Accelerating spherical K-means clustering for large-scale sparse document data

TL;DR

An algorithm working in an architecture-friendly manner (AFM), which is a way of suppressing performance-degradation factors such as the numbers of instructions, branch mispredictions, and cache misses in CPUs of a computer system, is designed.

Abstract

This paper presents an accelerated spherical K-means clustering algorithm for large-scale and high-dimensional sparse document data sets. We design an algorithm working in an architecture-friendly manner (AFM), which is a procedure of suppressing performance-degradation factors such as the numbers of instructions, branch mispredictions, and cache misses in CPUs of a modern computer system. For the AFM operation, we leverage unique universal characteristics (UCs) of a data-object and a cluster's mean set, which are skewed distributions on data relationships such as Zipf's law and a feature-value concentration phenomenon. The UCs indicate that the most part of the number of multiplications for similarity calculations is executed regarding terms with high document frequencies (df) and the most part of a similarity between an object- and a mean-feature vector is obtained by the multiplications regarding a few high mean-feature values. Our proposed algorithm applies an inverted-index data structure to a mean set, extracts the specific region with high-df terms and high mean-feature values in the mean-inverted index by newly introduced two structural parameters, and exploits the index divided into three parts for efficient pruning.

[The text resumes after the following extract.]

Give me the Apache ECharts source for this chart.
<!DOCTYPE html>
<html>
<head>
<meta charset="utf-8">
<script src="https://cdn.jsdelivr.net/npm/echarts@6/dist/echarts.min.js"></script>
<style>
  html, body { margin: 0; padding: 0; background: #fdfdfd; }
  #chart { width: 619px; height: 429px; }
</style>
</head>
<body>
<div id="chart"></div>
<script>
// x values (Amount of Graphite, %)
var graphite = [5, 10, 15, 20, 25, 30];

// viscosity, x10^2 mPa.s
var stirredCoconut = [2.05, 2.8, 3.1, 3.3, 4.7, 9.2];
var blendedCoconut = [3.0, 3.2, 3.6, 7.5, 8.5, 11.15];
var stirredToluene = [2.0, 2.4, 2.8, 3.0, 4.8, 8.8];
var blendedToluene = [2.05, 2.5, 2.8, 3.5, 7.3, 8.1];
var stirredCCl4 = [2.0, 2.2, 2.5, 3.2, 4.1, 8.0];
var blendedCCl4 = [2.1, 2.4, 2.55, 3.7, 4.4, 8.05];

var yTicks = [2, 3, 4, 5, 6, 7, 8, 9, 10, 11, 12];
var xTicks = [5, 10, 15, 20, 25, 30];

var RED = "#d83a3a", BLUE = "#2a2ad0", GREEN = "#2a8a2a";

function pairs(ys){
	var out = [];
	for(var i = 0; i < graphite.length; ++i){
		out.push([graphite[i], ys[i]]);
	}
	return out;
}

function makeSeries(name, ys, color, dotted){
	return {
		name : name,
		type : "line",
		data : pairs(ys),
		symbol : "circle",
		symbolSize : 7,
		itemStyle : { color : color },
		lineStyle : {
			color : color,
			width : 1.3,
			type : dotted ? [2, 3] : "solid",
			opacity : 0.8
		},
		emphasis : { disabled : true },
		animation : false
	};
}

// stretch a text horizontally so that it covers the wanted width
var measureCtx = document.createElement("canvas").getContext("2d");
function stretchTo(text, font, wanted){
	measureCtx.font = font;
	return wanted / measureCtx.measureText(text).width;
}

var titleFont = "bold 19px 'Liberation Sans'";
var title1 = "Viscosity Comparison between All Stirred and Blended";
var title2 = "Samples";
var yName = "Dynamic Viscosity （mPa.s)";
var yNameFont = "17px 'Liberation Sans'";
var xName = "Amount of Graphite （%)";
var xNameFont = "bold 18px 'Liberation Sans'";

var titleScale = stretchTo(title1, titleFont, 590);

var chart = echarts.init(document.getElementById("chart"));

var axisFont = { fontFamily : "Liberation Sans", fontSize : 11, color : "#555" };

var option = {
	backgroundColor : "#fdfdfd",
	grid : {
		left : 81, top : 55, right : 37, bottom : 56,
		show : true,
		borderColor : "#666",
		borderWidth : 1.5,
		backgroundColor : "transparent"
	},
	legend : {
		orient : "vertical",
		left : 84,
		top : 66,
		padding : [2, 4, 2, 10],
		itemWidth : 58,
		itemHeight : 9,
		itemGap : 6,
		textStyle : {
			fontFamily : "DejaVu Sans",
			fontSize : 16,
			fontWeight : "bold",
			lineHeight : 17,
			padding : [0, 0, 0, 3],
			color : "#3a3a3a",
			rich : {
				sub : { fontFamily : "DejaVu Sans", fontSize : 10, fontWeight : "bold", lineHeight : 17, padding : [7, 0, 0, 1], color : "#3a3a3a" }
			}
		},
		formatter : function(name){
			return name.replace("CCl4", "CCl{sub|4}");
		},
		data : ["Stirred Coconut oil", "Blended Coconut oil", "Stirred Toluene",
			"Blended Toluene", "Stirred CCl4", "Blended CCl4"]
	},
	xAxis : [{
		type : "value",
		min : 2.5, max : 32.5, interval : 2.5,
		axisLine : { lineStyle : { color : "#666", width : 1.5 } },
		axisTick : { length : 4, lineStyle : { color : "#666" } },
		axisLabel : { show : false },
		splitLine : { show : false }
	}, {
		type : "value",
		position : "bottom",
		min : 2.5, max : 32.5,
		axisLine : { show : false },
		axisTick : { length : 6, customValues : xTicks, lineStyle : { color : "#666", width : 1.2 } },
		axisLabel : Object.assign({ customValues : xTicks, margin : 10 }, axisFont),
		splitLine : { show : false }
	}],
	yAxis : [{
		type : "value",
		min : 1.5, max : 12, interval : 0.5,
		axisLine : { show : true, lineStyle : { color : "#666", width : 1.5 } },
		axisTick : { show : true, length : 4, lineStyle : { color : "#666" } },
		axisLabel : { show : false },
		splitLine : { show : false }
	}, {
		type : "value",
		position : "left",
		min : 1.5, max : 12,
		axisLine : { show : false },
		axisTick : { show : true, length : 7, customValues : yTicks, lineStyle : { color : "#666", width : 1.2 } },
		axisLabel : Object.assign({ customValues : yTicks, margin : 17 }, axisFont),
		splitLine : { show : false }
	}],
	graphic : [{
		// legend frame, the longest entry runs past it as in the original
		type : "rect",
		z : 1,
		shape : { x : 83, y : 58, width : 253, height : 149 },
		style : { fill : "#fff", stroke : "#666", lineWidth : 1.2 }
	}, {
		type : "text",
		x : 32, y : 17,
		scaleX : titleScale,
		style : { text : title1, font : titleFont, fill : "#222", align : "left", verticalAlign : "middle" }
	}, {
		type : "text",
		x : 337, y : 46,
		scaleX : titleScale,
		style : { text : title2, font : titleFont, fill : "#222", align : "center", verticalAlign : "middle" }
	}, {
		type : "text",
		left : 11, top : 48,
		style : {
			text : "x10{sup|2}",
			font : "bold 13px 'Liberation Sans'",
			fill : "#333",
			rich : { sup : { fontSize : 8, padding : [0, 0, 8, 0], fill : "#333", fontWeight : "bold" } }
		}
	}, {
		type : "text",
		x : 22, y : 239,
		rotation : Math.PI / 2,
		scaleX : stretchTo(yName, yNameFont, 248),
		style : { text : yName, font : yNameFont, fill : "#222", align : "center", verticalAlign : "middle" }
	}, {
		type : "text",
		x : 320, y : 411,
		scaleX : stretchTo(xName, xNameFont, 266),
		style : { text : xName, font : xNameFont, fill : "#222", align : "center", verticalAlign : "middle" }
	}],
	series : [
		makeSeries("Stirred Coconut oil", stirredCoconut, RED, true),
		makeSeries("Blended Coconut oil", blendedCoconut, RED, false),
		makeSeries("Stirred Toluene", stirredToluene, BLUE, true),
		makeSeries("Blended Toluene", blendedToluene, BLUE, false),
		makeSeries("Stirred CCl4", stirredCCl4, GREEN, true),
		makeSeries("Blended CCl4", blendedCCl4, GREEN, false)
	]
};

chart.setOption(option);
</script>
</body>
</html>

The algorithm determines the two structural parameters by minimizing the approximate number of multiplications related to that of instructions, reduces the branch mispredictions by sharing the index structure including the two parameters with all the objects, and suppressing the cache misses by keeping in the caches the frequently used data in the foregoing specific region, resulting in working in the AFM. We experimentally demonstrate that our algorithm efficiently achieves superior speed performance in large-scale documents compared with algorithms using the state-of-the-art techniques.

Figures (23)

• Figure 1: Performance comparison of MIVI, DIVI, and Ding$^+$ in 8.2M-sized PubMed data set with $K$=80 000: (a) Number of multiplications and (b) Elapsed time along iterations.
• Figure 2: Characteristics of 8.2M-sized PubMed data set: (a) Zipf's law on term frequency ( tf) and document frequency ( df) and (b) Bounded Zipf's law on mean frequency ( mf) with four $K$ values.
• Figure 3: Characteristics of 8.2M-sized PubMed data set: (a) df-$\overline{\hbox{\em mf}}$ scatter plot in log-log scale and (b) Diagram of number of multiplications when MIVI is executed, which corresponds to volume surrounded by curves inside the rectangle.
• Figure 4: (a) Skewed form of mean-feature values and (b) cumulative partial similarity (CPS) against normalized rank. Both were built from 8.2M-sized PubMed data set and $K$=80 000 was used for (b).
• Figure 5: Diagram of three regions illustrated on plane of term ID and mean-inverted index. Right figure represents $s$th mean-inverted-index array composed of tuples $\bm{(c_{(s,q)},v_{c_{(s,q)}})}$.